Set down the full listing exactly, character for character.

[START OF Data lines]

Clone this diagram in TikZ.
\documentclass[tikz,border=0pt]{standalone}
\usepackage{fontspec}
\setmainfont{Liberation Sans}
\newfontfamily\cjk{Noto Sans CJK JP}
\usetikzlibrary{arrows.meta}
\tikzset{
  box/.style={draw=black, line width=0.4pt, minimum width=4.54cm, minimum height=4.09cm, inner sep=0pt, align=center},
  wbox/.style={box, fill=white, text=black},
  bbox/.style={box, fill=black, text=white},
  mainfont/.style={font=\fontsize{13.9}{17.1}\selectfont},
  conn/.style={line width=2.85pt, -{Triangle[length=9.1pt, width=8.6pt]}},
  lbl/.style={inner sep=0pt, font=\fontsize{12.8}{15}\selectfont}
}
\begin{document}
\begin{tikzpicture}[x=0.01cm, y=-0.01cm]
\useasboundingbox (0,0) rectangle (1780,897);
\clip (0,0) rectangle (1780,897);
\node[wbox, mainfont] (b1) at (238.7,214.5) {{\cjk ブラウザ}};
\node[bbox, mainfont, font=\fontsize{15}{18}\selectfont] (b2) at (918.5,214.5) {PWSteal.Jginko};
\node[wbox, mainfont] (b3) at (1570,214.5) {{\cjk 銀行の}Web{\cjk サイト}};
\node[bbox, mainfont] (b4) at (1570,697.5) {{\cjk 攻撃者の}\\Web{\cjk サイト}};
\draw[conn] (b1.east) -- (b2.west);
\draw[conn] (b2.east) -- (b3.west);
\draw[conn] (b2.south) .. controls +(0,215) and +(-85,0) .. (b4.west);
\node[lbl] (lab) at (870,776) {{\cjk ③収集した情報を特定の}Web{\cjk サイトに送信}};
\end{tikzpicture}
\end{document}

[END OF Data lines]

Full response -
Clone this diagram in TikZ.
\documentclass[tikz,border=0pt]{standalone}
\usepackage{fontspec}
\setmainfont{Liberation Sans}
\newfontfamily\cjk{Noto Sans CJK JP}
\usetikzlibrary{arrows.meta}
\tikzset{
  box/.style={draw=black, line width=0.4pt, minimum width=4.54cm, minimum height=4.09cm, inner sep=0pt, align=center},
  wbox/.style={box, fill=white, text=black},
  bbox/.style={box, fill=black, text=white},
  mainfont/.style={font=\fontsize{13.9}{17.1}\selectfont},
  conn/.style={line width=2.85pt, -{Triangle[length=9.1pt, width=8.6pt]}},
  lbl/.style={inner sep=0pt, font=\fontsize{12.8}{15}\selectfont}
}
\begin{document}
\begin{tikzpicture}[x=0.01cm, y=-0.01cm]
\useasboundingbox (0,0) rectangle (1780,897);
\clip (0,0) rectangle (1780,897);
\node[wbox, mainfont] (b1) at (238.7,214.5) {{\cjk ブラウザ}};
\node[bbox, mainfont, font=\fontsize{15}{18}\selectfont] (b2) at (918.5,214.5) {PWSteal.Jginko};
\node[wbox, mainfont] (b3) at (1570,214.5) {{\cjk 銀行の}Web{\cjk サイト}};
\node[bbox, mainfont] (b4) at (1570,697.5) {{\cjk 攻撃者の}\\Web{\cjk サイト}};
\draw[conn] (b1.east) -- (b2.west);
\draw[conn] (b2.east) -- (b3.west);
\draw[conn] (b2.south) .. controls +(0,215) and +(-85,0) .. (b4.west);
\node[lbl] (lab) at (870,776) {{\cjk ③収集した情報を特定の}Web{\cjk サイトに送信}};
\end{tikzpicture}
\end{document}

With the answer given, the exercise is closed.